Swedish author and screenwriter

Annika Thor (born 2 July 1950) is a Swedish author and screenwriter from Sweden who has won the August Prize for Truth or Dare in 1997.

==Life==
Thor was born into Jewish family in Gothenburg. She has worked as a librarian, a novelist, screenwriter and as a journalist. She has won the August Prize for the children's story Truth or Dare in 1997 and the German state award for children's fiction (Deutscher Jugendliteraturpreis) also for A Faraway Island in 1999.
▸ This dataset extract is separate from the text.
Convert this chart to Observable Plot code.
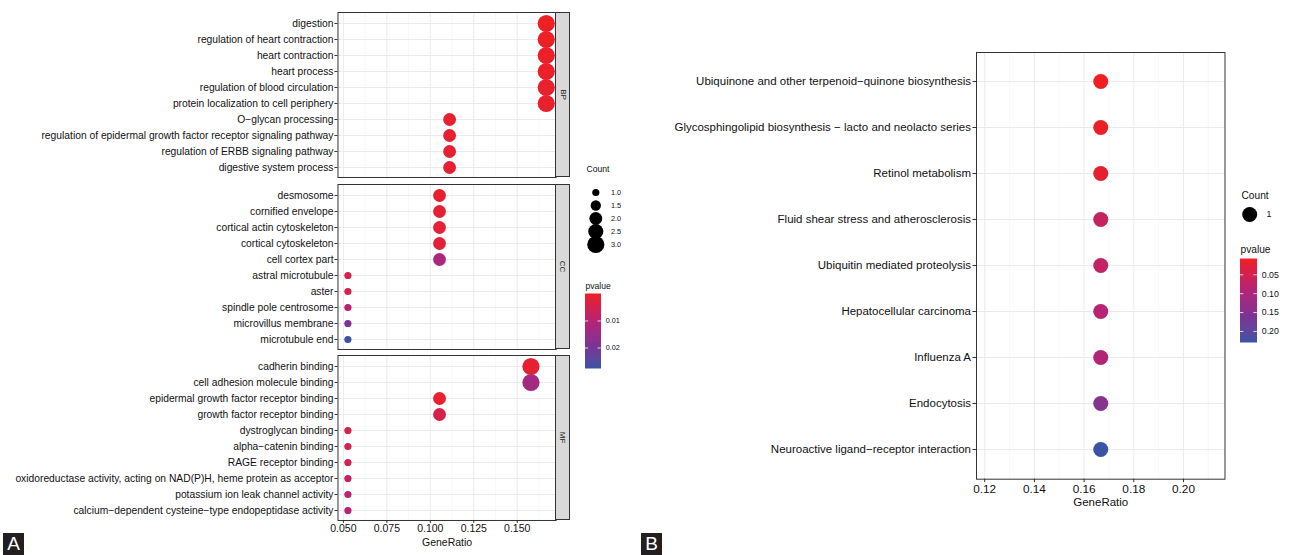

She wrote a novel about Jewish children who escaped the Holocaust to live on an island in Sweden. This is called Faraway Island in English and Thor has written three sequels, Lily Pond, Deep Sea and Open Sea. She has written 15 books for children and teenagers, and three books for adults and they have been translated into 17 languages. Her most recent novel for adults, Om inte nu så när? (If not now, when?), appeared in 2011.

==Books==
- Faraway Island (En ö i havet), translated from the Swedish by Linda Schenck in 2009, published by Random House in 2009
- Lily Pond (Näckrosdammen), translated from the Swedish by Linda Schenck in 2011
- Deep Sea (Havets djup), translated from the Swedish by Linda Schenck in 2015
- Open Sea (Öppet hav)
- Lighthouse and the Stars (Fyr och stjärnor)
- Truth or Dare (Sanning eller konsekvens)
- If Not Now, When? (Om inte nu så när?)